Prince Charles runs up £1mn bill jetting around world, other royals manage cheaper

The Asian Age With Agency Inputs

Life, More Features

Rise in Charles’s travel bill is in part down to fact that, as heir to throne, he is undertaking more travel on behalf of Queen.

The Prince of Wales derives most of his money from the Duchy of Cornwall, an estate of mainly farmland and residential property that was set up to provide a private income for the heir to the throne and his family. (Photo: AP)

Prince Charles is known to have things done his way. However, a 1million travel bill last year looks extravagant even by royal standards.

Buckingham Palace revealed that among bills picked up by taxpayer was a £362,000 tab for him and his wife Camilla to charter an RAF plane to visit the Far East.

However, they also revealed it was almost four times what the Duke and Duchess of Cambridge spent on a similar visit the year before.

Charles and the Duchess of Cornwall took the converted Voyager A330 – nicknamed Cam Force One after former Prime Minister David Cameron, who sanctioned it – on a two-week tour of Singapore, Brunei, Malaysia and India last autumn.

The cost to the public was £362,149, making it the single most expensive trip taken by a member of the Royal Family in the financial year 2017/18.

By contrast, when William and Kate went to India and Bhutan the previous year, they and their entourage flew by commercial airline at a cost of £35,372, then hired a private jet to travel inside the two countries for a further £62,331, totalling less than £100,000.

In all, £4.7million was spent on royal travel in 2017/18, a rise of £200,000 on the previous year. The most expensive form of royal travel, mile for mile, is the royal train which costs approximately £20,000 per journey. Charles took seven journeys on it, which has sumptuous sleeping and dining cars.

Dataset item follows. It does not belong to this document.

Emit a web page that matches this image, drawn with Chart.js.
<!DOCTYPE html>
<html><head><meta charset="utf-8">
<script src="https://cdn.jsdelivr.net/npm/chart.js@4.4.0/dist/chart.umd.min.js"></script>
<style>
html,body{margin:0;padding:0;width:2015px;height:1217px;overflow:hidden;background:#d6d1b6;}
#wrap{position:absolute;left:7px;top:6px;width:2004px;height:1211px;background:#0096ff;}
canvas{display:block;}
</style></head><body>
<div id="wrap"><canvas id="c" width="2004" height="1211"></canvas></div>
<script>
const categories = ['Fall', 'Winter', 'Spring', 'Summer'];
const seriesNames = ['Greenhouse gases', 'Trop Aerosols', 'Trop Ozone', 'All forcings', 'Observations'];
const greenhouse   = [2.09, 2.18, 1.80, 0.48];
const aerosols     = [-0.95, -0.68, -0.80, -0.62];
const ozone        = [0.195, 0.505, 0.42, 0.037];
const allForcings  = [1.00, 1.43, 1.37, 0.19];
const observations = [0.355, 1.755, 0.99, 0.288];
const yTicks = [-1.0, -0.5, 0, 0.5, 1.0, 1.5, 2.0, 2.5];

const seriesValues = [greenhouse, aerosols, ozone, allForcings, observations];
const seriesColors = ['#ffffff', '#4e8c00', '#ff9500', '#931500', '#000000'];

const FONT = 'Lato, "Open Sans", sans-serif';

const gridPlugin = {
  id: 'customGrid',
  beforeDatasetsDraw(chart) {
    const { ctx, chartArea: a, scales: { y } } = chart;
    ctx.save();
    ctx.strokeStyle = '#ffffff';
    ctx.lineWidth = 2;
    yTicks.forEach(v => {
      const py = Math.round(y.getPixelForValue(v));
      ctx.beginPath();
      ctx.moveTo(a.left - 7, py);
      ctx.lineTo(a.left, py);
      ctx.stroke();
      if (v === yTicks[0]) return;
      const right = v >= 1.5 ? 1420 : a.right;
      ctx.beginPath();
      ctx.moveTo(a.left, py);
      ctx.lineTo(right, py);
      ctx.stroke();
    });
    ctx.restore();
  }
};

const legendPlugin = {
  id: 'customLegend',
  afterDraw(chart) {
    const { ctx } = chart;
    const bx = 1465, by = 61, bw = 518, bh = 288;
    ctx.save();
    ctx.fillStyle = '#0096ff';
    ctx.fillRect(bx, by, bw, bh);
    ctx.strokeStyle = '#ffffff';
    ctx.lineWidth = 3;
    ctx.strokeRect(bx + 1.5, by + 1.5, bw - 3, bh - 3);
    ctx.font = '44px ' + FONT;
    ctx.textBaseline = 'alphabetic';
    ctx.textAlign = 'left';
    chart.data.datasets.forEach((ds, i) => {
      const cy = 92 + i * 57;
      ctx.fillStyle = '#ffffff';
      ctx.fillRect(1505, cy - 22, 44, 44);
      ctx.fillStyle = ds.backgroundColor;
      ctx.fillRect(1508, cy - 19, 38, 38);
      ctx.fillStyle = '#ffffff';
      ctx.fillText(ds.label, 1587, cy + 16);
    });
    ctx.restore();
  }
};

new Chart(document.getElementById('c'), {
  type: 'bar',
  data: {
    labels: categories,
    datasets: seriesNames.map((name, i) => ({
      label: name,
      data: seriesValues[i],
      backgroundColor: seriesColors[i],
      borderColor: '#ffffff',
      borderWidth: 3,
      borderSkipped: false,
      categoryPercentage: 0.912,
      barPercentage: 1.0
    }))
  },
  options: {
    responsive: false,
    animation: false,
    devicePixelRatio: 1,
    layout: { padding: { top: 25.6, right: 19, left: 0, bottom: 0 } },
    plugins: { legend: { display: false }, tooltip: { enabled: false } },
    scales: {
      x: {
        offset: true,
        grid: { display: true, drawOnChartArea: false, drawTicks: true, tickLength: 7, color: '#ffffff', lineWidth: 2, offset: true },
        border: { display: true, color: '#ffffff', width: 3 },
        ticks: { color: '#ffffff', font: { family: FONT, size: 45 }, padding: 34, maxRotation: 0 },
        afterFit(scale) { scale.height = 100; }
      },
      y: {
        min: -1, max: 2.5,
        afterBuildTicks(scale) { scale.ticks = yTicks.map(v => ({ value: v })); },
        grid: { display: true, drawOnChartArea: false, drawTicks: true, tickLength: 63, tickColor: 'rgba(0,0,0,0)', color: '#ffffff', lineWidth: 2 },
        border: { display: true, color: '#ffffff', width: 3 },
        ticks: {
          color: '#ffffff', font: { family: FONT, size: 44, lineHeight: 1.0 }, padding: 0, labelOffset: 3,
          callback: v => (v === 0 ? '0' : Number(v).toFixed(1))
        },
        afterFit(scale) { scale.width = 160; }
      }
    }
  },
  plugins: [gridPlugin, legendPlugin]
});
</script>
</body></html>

Charles also billed taxpayers £15,385 to charter a plane for a private day trip to London from Birkhall, his estate in Scotland.

Aides declined to explain the reason but admitted there was no official engagement.

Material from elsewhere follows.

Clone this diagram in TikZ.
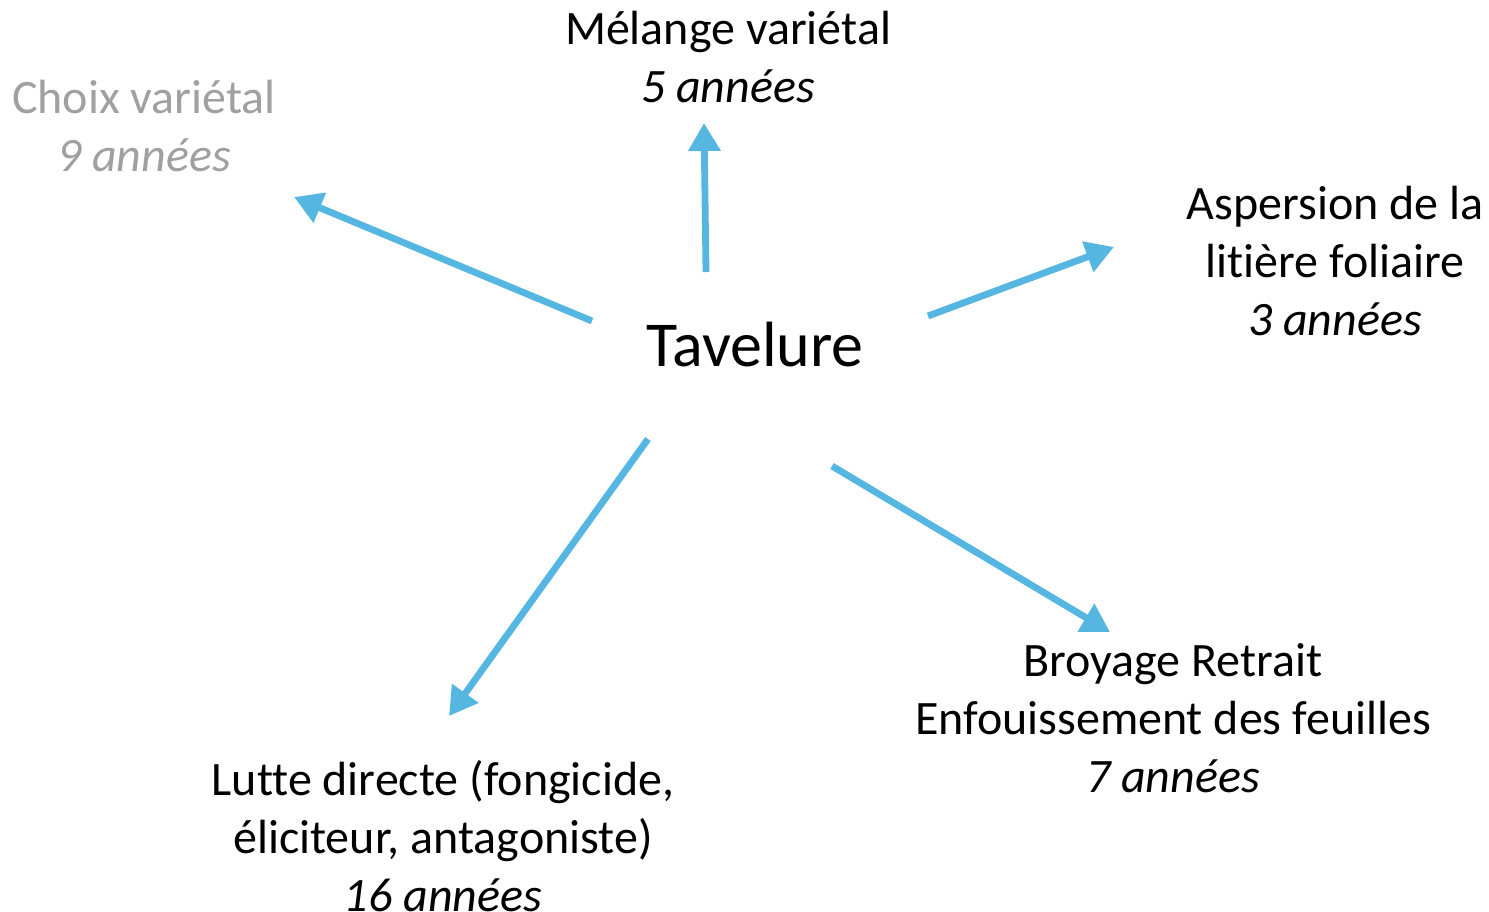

The public paid £18,170 for Prince William to join the Passchendaele centenary commemoration in Belgium last July – and a further £30,414 to hire a separate private plane for Prince Charles to go too.

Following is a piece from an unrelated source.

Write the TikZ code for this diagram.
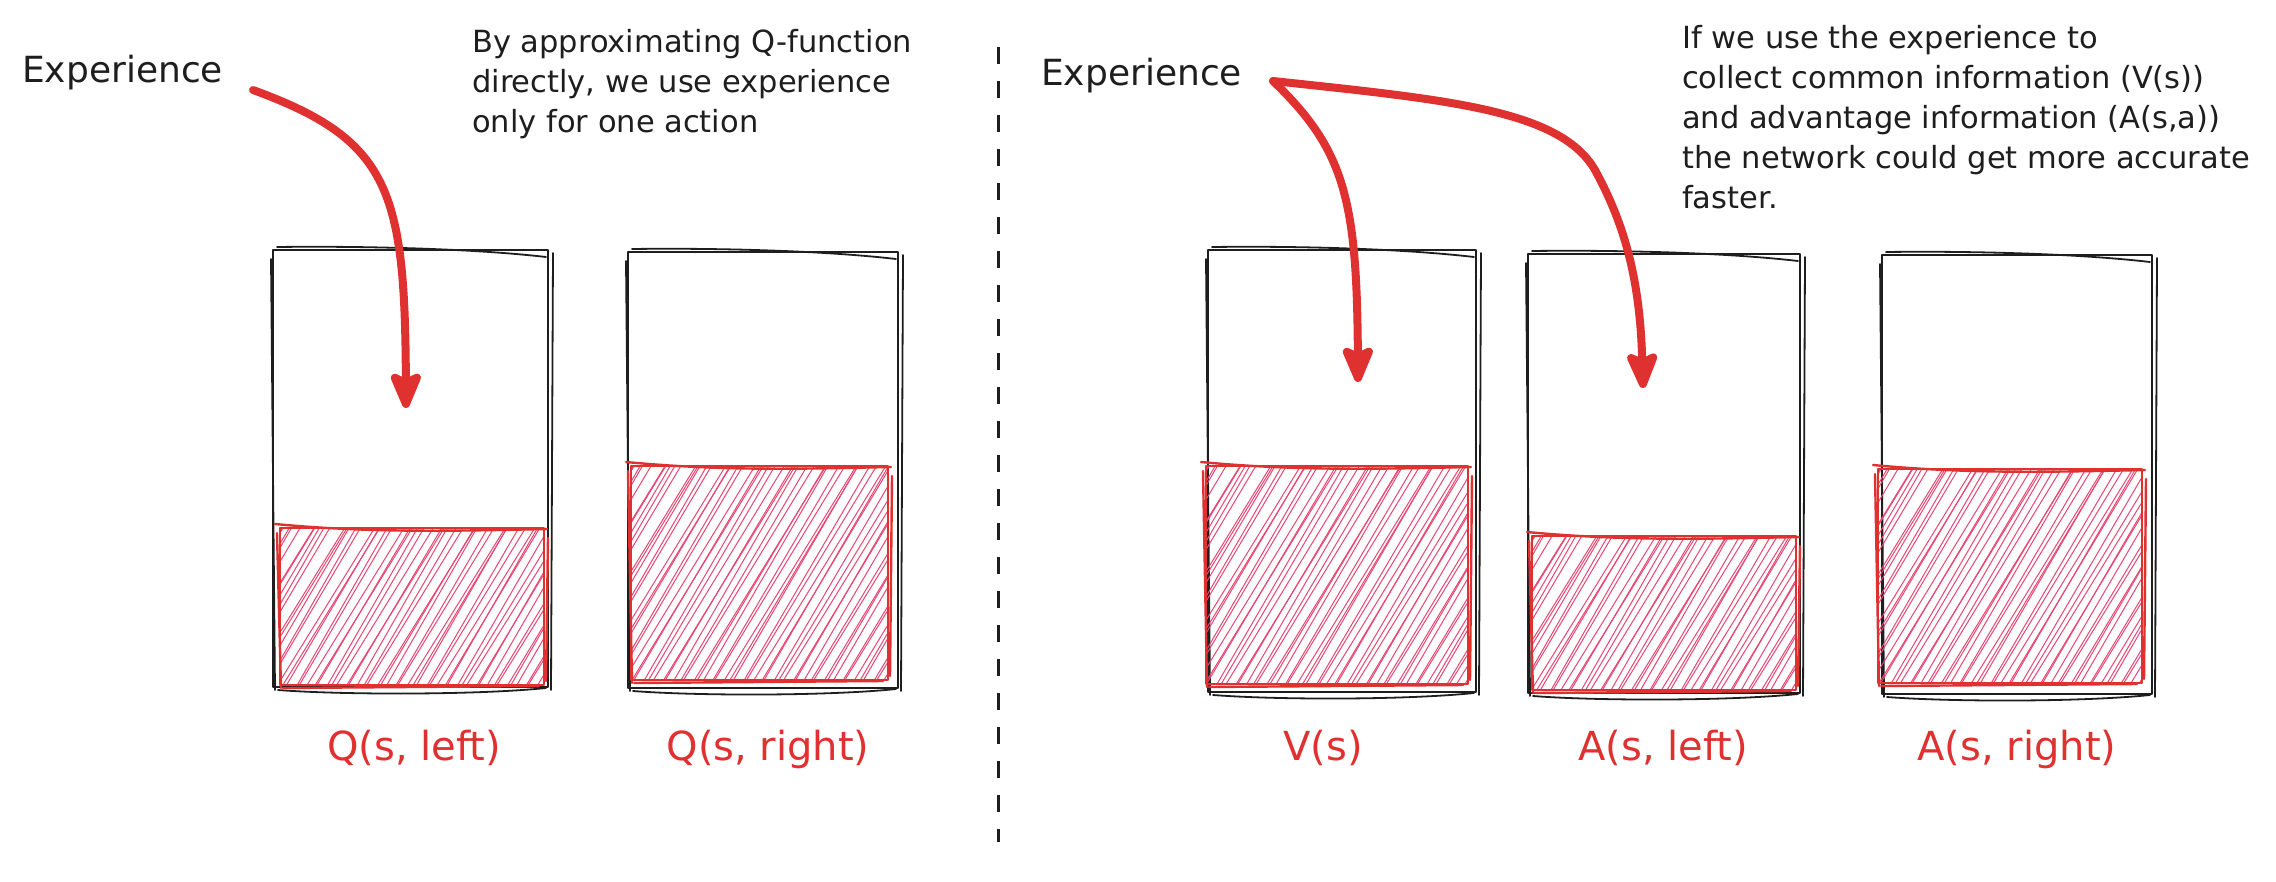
\documentclass[tikz,border=0pt]{standalone}
\usepackage{fontspec}
\setmainfont{DejaVu Sans}
\usetikzlibrary{arrows.meta}
\definecolor{exred}{RGB}{224,49,49}
\definecolor{exhatch}{RGB}{232,70,115}
\definecolor{exink}{RGB}{30,30,30}
\tikzset{
  boxline/.style={draw=exink,line width=1.8pt,line cap=round,line join=round},
  fillline/.style={draw=exred,line width=2.4pt,line cap=round,line join=round},
  hatchline/.style={draw=exhatch,line width=1.0pt},
  arr/.style={draw=exred,line width=8pt,line cap=round,
    -{Stealth[length=44pt,width=36pt,inset=8pt,round]}},
  txt/.style={text=exink,inner sep=0pt},
  exptxt/.style={txt,font=\fontsize{36}{43}\selectfont,anchor=base west},
  notetxt/.style={txt,font=\fontsize{30.5}{40}\selectfont,align=left,anchor=north west},
  lbl/.style={text=exred,font=\fontsize{40}{48}\selectfont,inner sep=0pt,anchor=base},
  divider/.style={draw=exink,line width=3pt,dash pattern=on 17pt off 17pt}
}
% sketchy container: x1 y1 x2 y2 (y grows downwards)
\newcommand\skbox[4]{%
  \draw[boxline] (#1,#2) rectangle (#3,#4);
  \draw[boxline] (#1+4,#2-3) .. controls (#1+80,#2-4) and (#3-80,#2-2) .. (#3-2,#2+7);
  \draw[boxline] (#1-2,#2+9) -- (#1+2,#4+3);
  \draw[boxline] (#3+5,#2+3) -- (#3+3,#4+3);
  \draw[boxline] (#1+5,#4+3) .. controls (#1+70,#4+8) and (#3-70,#4+8) .. (#3-2,#4+1);
}
% hatched red fill: x1 y1 x2 y2
\newcommand\skfill[4]{%
  \begin{scope}
    \clip (#1,#2) rectangle (#3,#4);
    \pgfmathsetmacro\skh{#4-#2}
    \pgfmathsetmacro\skxa{#1-0.6*\skh-10}
    \pgfmathtruncatemacro\skn{(#3-#1+0.6*\skh+20)/6.2+1}
    \foreach \k in {0,...,\skn}{
      \draw[hatchline] ({\skxa+6.2*\k+2.5*sin(137*\k)},#4+2)
        -- ++({0.6*\skh+2+4*sin(71*\k)},{-\skh-4});
    }
  \end{scope}
  \draw[fillline] (#1,#2) rectangle (#3,#4);
  \draw[fillline] (#1-5,#2-4) .. controls (#1+90,#2+5) and (#3-90,#2+3) .. (#3+3,#2+1);
  \draw[fillline] (#1+3,#4+3) -- (#3-5,#4+1);
  \draw[fillline] (#1-3,#2+5) -- (#1+1,#4+3);
  \draw[fillline] (#3+4,#2+10) -- (#3+2,#4-4);
}
\begin{document}
\begin{tikzpicture}[x=1pt,y=-1pt]
\useasboundingbox (0,0) rectangle (2276,881);
\fill[white] (0,0) rectangle (2276,881);

% divider
\coordinate (d1) at (998,47);
\coordinate (d2) at (998,842);
\draw[divider] (d1) -- (d2);

% ---------- left panel ----------
\skbox{273}{250}{548}{687}
\skbox{628}{252}{898}{688}
\skfill{280}{528}{544}{685}
\skfill{631}{466}{888}{680}

\node[exptxt] (exp1) at (22,82) {Experience};
\node[notetxt] (note1) at (472,29) {By approximating Q-function\\directly, we use experience\\only for one action};

\node[lbl] (qleft) at (414,760) {Q(s, left)};
\node[lbl] (qright) at (768,760) {Q(s, right)};

\coordinate (o1) at (253,90);
\coordinate (t1) at (406,408);
\draw[arr] (o1) .. controls (390,140) and (405,190) .. (t1);

% ---------- right panel ----------
\skbox{1208}{250}{1476}{692}
\skbox{1528}{254}{1800}{693}
\skbox{1882}{255}{2152}{694}
\skfill{1206}{466}{1468}{684}
\skfill{1532}{536}{1796}{690}
\skfill{1878}{469}{2142}{683}

\node[exptxt] (exp2) at (1041,85) {Experience};
\node[notetxt] (note2) at (1682,25) {If we use the experience to\\collect common information (V(s))\\and advantage information (A(s,a))\\the network could get more accurate\\faster.};

\node[lbl] (vs) at (1323,760) {V(s)};
\node[lbl] (aleft) at (1663,760) {A(s, left)};
\node[lbl] (aright) at (2017,760) {A(s, right)};

\coordinate (o2) at (1273,81);
\coordinate (t2) at (1358,382);
\coordinate (m3) at (1595,170);
\coordinate (t3) at (1643,388);
\draw[arr] (o2) .. controls (1345,150) and (1357,200) .. (t2);
\draw[arr] (o2) .. controls (1450,100) and (1560,110) .. (m3)
                .. controls (1625,225) and (1640,280) .. (t3);
\end{tikzpicture}
\end{document}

The rise in Charles’s travel bill is in part down to the fact that, as heir to the throne, he is undertaking more travel on behalf of the Queen, who has stepped down from foreign tours in view of her age.

The Prince of Wales derives most of his money from the Duchy of Cornwall, an estate of mainly farmland and residential property that was set up to provide a private income for the heir to the throne and his family. His income from the Duchy rose by 4.9 per cent to £21.7million last year, while he also got £1.2million from the Sovereign Grant from the Government.